Improving Systems and Habits

Using systems and habits to improve your life is a proven method to succeed. It requires seeing the work as a system and then adjusting your thoughts and behaviors to be able to take advantage of your opportunities in life.

Communication habits

Scott Miker

The ability to communicate is a very important skill that too many of us ignore.  This doesn’t necessarily mean the ability to give a formal speech without any grammar errors. 

It means being able to take a thought in our head and convey that message to others.  It could be in a negotiation, during a sales pitch, or even pouring out your heart for the one you love.

Years ago, as I was reading Rich Dad Poor Dad by Robert Kiyosaki, I read something that has stuck with me for years.  He said, “The ability to sell – to communicate to another human being, be it a customer, employee, boss, spouse, or child – is the base skill of personal success.”

The idea that a financial guru put so much emphasis on communication was a little surprising.  But as I started out on various entrepreneurial quests I started to understand what he meant and realize the direct connection between communication and money.

If the ability to communicate is so important, what can we do to improve?  How can we start to become better communicators?

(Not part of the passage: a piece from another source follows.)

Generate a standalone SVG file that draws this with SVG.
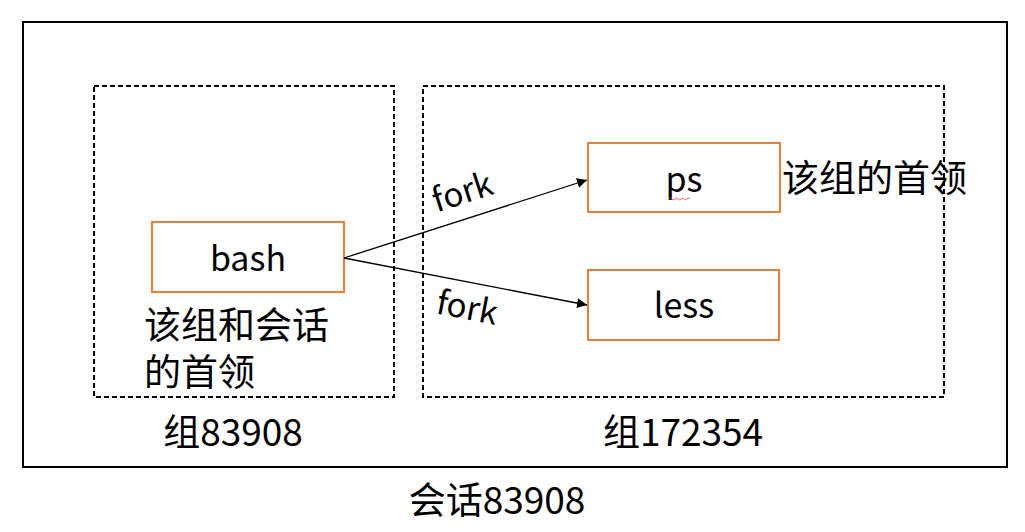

Luckily there are numerous methods of achieving this.  First, plenty of colleges have classes on communication, English, negotiation skills, sales tactics, etc.  This can give a formal overview of communication and dive into specific situations that matter to us.

There is a group that has existed for decades whose sole purpose is to improve communication skills.  Toastmasters International is a group that meets regularly to help members become better speakers.  I was involved in this group for years and I still rely on the skills I improved on a daily basis as a member of Toastmasters. 

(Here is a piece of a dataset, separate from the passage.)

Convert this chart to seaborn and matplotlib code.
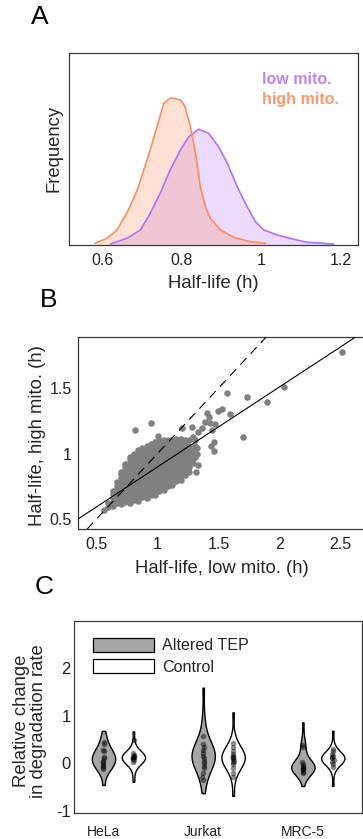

But it isn’t enough to just learn about communication.  We have to form the necessary habits to improve.  By focusing at the habitual level, we can start to lock into an improved communication style and better communicate to others in all areas of life.

Benjamin Franklin started a similar group during his time.  He called in the Junto.  In his autobiography he speaks to the value of this group and the importance of communication skills and habits when he says, “And the club continu’d almost as long and was the best School of Philosophy, Morals and Politics that when existed in the Province; for our Queries which were read the Week preceding their Discussion, put us on Reading with Attention upon the several Subjects, that we might speak more to the purpose: and here too we acquired better Habits of Conversation, every thing being studied in our Rules which might prevent our disgusting each other.”

Most people acknowledge the importance of communication skills but don’t work to improve them over time.  They view them as static, unchanging aspects of who we are.  But this isn’t true.

We can all improve our ability to communicate.  We can learn new methods and focus on better connecting with our audience or better explaining our point of view.  We can learn how to motivate others, how to sell an idea, and how to make use of the Socratic method. 

But the key is to take this knowledge and turn it into habit so that you can utilize these skills on a daily basis and call them up quickly and easily in conversation.  This will give you an enormous advantage in life, whether it is interviewing for a job, closing a big sale, or pitching your startup to an investor. 

But being a great communicator is rarely due to happenstance or luck and more aligned with working for years to improve our habits.  So learn to hone these skills using the systems and habits approach to improvement and slowly growing our abilities over time.